Czy ja to kiedyś skończę...

Porwałam się chyba z motyką na księżyc, ale od tak dawna "chorowałam" na szydełkową firankę do kuchni, że w końcu się skusiłam, chociaż w szydełku nie mam wielkiej wprawy. Nieraz jak patrzę na perfekcyjne prace Doni, to myślę sobie, że nie powinnam brać się za szydełko bo nigdy nie zdołam osiągnąć takiego poziomu, ale przecież trening czyni mistrza więc cierpliwie ćwiczę, dlatego mam strasznie mało czasu na odwiedziny na Waszych blogach no i na pisanie u mnie. Na szczęście dzisiaj udało mi się nadrobić te zaległości i jestem już na bieżąco.
A teraz pokażę Wam moje "firankowe" postępy.

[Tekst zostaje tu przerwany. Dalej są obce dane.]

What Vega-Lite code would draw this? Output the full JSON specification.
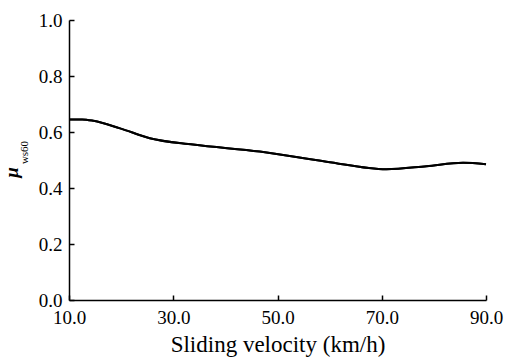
{
  "$schema": "https://vega.github.io/schema/vega-lite/v6.json",
  "width": 417,
  "height": 280,
  "autosize": "none",
  "padding": {"left": 69, "top": 20, "right": 25, "bottom": 60},
  "background": "white",
  "config": {
    "view": {"stroke": null},
    "font": "Liberation Serif",
    "axis": {
      "grid": false,
      "domainColor": "black",
      "domainWidth": 1.5,
      "tickColor": "black",
      "tickWidth": 1.5,
      "tickSize": -5,
      "labelColor": "black",
      "labelFont": "Liberation Serif",
      "labelFontSize": 19,
      "titleColor": "black",
      "titleFont": "Liberation Serif",
      "titleFontWeight": "normal"
    }
  },
  "data": {
    "values": [
      {"v": 10.0, "mu": 0.645},
      {"v": 12.5, "mu": 0.645},
      {"v": 14.7, "mu": 0.640},
      {"v": 19.8, "mu": 0.613},
      {"v": 25.5, "mu": 0.578},
      {"v": 33.8, "mu": 0.555},
      {"v": 46.6, "mu": 0.530},
      {"v": 59.4, "mu": 0.494},
      {"v": 70.9, "mu": 0.467},
      {"v": 78.6, "mu": 0.478},
      {"v": 85.6, "mu": 0.490},
      {"v": 90.0, "mu": 0.485}
    ]
  },
  "resolve": {"axis": {"y": "independent"}},
  "layer": [
    {
      "mark": {"type": "line", "color": "black", "strokeWidth": 2, "interpolate": "monotone"},
      "encoding": {
        "x": {
          "field": "v", "type": "quantitative",
          "scale": {"domain": [10, 90], "nice": false, "zero": false},
          "axis": {"values": [10, 30, 50, 70, 90], "format": ".1f", "title": "Sliding velocity (km/h)", "titleFontSize": 23, "titlePadding": 6, "labelPadding": 13, "labelFlush": false}
        },
        "y": {
          "field": "mu", "type": "quantitative",
          "scale": {"domain": [0, 1], "nice": false},
          "axis": {"values": [0, 0.2, 0.4, 0.6, 0.8, 1.0], "format": ".1f", "title": "μ", "titleFontSize": 19, "titleFontWeight": "bold", "titleFontStyle": "italic", "labelPadding": 12, "titleX": -48, "titleY": 152}
        }
      }
    },
    {
      "mark": {"type": "line", "color": "black", "strokeWidth": 2, "interpolate": "monotone"},
      "encoding": {
        "x": {"field": "v", "type": "quantitative"},
        "y": {
          "field": "mu", "type": "quantitative",
          "axis": {"title": "ws60", "titleFontSize": 11, "titleAngle": 270, "labels": false, "ticks": false, "domain": false, "titleX": -457, "titleY": 132}
        }
      }
    }
  ]
}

Tak było pierwszego stycznia br.


a tak było 16.01

Ciekawe czy mój zapał nie zgaśnie w połowie roboty i czy firanka nie wyląduje w szufladzie jak wiele innych moich prac...

Firanka powstaje z takiego kordonku

Robię szydełkiem 1,5mm.
Jest tylko jeden, ale za to ogromny problem - jak się blokuje firanki, żeby były równiutkie???